'''

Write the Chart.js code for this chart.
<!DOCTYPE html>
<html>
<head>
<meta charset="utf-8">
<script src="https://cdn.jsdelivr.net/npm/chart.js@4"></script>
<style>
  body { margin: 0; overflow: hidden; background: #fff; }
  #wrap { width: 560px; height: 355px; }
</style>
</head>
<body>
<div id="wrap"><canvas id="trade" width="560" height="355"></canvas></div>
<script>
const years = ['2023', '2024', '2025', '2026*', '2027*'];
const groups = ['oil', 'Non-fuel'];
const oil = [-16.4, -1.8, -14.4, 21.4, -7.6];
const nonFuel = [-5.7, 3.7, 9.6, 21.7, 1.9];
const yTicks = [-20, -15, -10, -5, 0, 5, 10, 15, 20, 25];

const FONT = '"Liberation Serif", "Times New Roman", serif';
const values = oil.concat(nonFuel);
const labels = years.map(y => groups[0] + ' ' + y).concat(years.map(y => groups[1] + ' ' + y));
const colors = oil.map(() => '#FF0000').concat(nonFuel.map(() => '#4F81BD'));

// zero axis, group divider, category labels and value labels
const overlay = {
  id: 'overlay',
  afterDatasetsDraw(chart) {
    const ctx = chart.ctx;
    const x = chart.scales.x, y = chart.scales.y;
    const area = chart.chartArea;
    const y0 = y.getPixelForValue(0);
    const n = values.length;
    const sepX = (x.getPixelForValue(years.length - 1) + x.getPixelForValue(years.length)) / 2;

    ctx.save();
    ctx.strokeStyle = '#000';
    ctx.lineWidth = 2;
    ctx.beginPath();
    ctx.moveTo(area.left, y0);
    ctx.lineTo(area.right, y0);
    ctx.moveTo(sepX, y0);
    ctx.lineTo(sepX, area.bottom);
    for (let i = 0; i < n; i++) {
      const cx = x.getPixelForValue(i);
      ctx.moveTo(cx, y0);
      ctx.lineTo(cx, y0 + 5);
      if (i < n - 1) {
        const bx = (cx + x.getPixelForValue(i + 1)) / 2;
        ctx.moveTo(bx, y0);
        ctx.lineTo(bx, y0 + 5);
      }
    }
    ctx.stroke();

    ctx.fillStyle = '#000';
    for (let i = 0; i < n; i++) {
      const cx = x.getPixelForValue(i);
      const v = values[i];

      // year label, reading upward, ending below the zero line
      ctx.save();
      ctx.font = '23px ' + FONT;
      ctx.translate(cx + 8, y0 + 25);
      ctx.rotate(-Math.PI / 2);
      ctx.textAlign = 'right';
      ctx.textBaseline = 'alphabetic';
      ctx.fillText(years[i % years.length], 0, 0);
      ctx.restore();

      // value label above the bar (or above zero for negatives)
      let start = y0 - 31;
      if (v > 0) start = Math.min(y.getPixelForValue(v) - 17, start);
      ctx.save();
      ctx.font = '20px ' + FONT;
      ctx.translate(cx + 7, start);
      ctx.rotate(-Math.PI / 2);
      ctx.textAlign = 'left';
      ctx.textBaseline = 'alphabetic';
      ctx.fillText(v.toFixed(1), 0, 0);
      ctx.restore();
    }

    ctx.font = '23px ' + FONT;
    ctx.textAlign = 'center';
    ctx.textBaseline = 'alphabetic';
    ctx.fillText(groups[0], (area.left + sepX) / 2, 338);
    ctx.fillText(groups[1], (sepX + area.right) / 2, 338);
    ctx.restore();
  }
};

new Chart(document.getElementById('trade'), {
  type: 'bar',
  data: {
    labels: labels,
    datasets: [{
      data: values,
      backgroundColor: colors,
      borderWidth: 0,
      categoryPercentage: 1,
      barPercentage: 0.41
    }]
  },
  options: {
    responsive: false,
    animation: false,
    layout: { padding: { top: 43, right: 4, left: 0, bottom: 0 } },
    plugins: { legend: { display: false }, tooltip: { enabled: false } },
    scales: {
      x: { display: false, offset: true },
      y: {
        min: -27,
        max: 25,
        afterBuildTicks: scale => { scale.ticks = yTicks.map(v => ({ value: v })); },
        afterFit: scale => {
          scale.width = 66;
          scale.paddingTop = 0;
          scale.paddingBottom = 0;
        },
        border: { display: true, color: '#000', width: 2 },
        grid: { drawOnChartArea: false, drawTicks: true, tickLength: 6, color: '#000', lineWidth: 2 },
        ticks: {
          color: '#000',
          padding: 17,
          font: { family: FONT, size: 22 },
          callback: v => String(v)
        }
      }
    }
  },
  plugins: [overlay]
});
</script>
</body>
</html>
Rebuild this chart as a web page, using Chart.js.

'''

● **Exercise task**: Please give an exact restatement of only the lines from the beginning of the material above to the line with "const colors = oil.map(()", inclusive.

● **Completed task**:
Write the Chart.js code for this chart.
<!DOCTYPE html>
<html>
<head>
<meta charset="utf-8">
<script src="https://cdn.jsdelivr.net/npm/chart.js@4"></script>
<style>
  body { margin: 0; overflow: hidden; background: #fff; }
  #wrap { width: 560px; height: 355px; }
</style>
</head>
<body>
<div id="wrap"><canvas id="trade" width="560" height="355"></canvas></div>
<script>
const years = ['2023', '2024', '2025', '2026*', '2027*'];
const groups = ['oil', 'Non-fuel'];
const oil = [-16.4, -1.8, -14.4, 21.4, -7.6];
const nonFuel = [-5.7, 3.7, 9.6, 21.7, 1.9];
const yTicks = [-20, -15, -10, -5, 0, 5, 10, 15, 20, 25];

const FONT = '"Liberation Serif", "Times New Roman", serif';
const values = oil.concat(nonFuel);
const labels = years.map(y => groups[0] + ' ' + y).concat(years.map(y => groups[1] + ' ' + y));
const colors = oil.map(() => '#FF0000').concat(nonFuel.map(() => '#4F81BD'));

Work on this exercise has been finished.